Dikata-katain, dihina dan dicela. Apa lagi yang bisa saya pikirkan ??? 
Kisahnya seringkali: abang kesal dikatain Yesus-Yesus mulu, banyak tikus dirumah Yesus, orang Batak makan babi, Kristen-kristen lo,,,  menurut cerita,  ejekan berbau agama lebih sering dilontarkan dari pada soal ras oleh teman-temanya.

Kaleb ber-TK disebuah TK umum, PAUD begitu tulisan spanduknya.  Tapi kenyataan, pelajaran  ilmu agama (bukan agama kami) lumayan banyak. Sejak awal dia sudah menunjukan kekesalannya, belum lagi  seragam-nya yang segmented. Namun dengan segala keterbatasan ekonomi kami tidak punya banyak pilihan. Maka dengan segala macam pengertian dan kisah perumpamaan kami terus membangun  paradigm-nya  bahwa: serupa bukan berarti samatinggal didalam bukan berarti menjadi.
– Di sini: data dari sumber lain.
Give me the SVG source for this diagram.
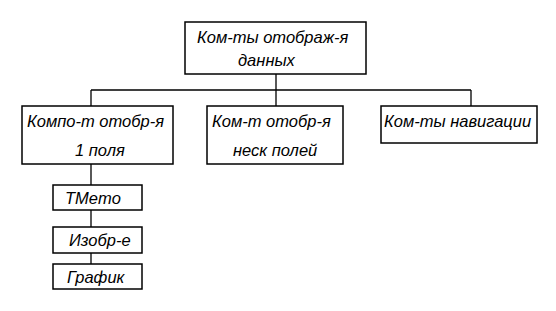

 Tapi bagaimanapun, anak usia 7 tahun sulit menerima terpaan ledek-an yang nyaris tiap hari. Kebetulan kami tinggal didaerah semi perkampungan. –Umumnya–  dimana anak-anak ‘minim’ diajari toleransi tapi lebih ke fanatisme beragama.. 

Sekali lagi tanpa bermaksud membenarkan tindakan-nya. Karena semua hukuman tetap saya tanggungkan kepada-nya, baik secara verbal, time off, kurangi uang jajan sampai hukuman fisik.  Saya mengerti, selemah apapun Kaleb dia tetap laki-laki. Harga dirinya terusik karena status minoritas yang bukan pilihan-nya harus menjadi momok yang siap mengejarnya hampir tiap hari.

Berulangkali  melapor, guru tetap melihat Kaleb sebagai pelaku utama, tidak bisa juga kusalahkan. Kaleb setipe dengan ku –defensif–, jika bisa membalas dia akan cepat membalas. Jika tidak,  maka kenakalan-nya  semakin menjadi.  Ditambah laporan beberapa orangtua yang anaknya terimbas kenakalan Kaleb. 

Ibu guru angkat tangan, saya juga pasrah. Akhirnya yang (bisa) saya bilang adalah “kalau memang dia pantas dipukul, silahkan bu”. Dan kepada Kaleb “kalau ada yang ngatain agama lagi, lapor aja ke ibu Guru”,, padahal saya sangat  tahu,, ini tidak pernah berhasil!!! Karena bullying  adalah bagian dari bahasa pergaulan (golongan).

Mencoba mengingat cerita, beberapa pelajar  yang melakukan penembakan massal dibeberapa sekolah di luar negeri (yang  paling saya hapal adalah Virginia Tech), hal itu dilakukan oleh seorang pelajar  Korea yang sepanjang waktu selalu menjadi bulan-bulanan teman-temanya. Pada saat tertentu dia sampai pada batas kemampuanya menahan bullying dari teman sekolahnya.

Tidak berharap semuanya akan menjadi separah ini, hanya berharap dan TERUS menghimbau kita semua para ibu, para bapak, tante, kakak yang hidup dalam ruang dan budaya yang mejemuk, TOLONG ajari anak kita, saudara kita, adik kita.. berbeda  bukan menjadi alasan untuk saling menindas, membedakan dan mengkotak-kan apalagi mencela,  ke-mayoritas-an juga bukan pembenaran untuk menjadikan  batasan adalah milik kalian. 

Yang saya perlukan (sebagai minoritas) hanyalah biarkanlah  kehidupan saya, tanpa meminta kalian   –para mayoritas– untuk (bisa) menerima saya (baca:kami dan atau Kaleb).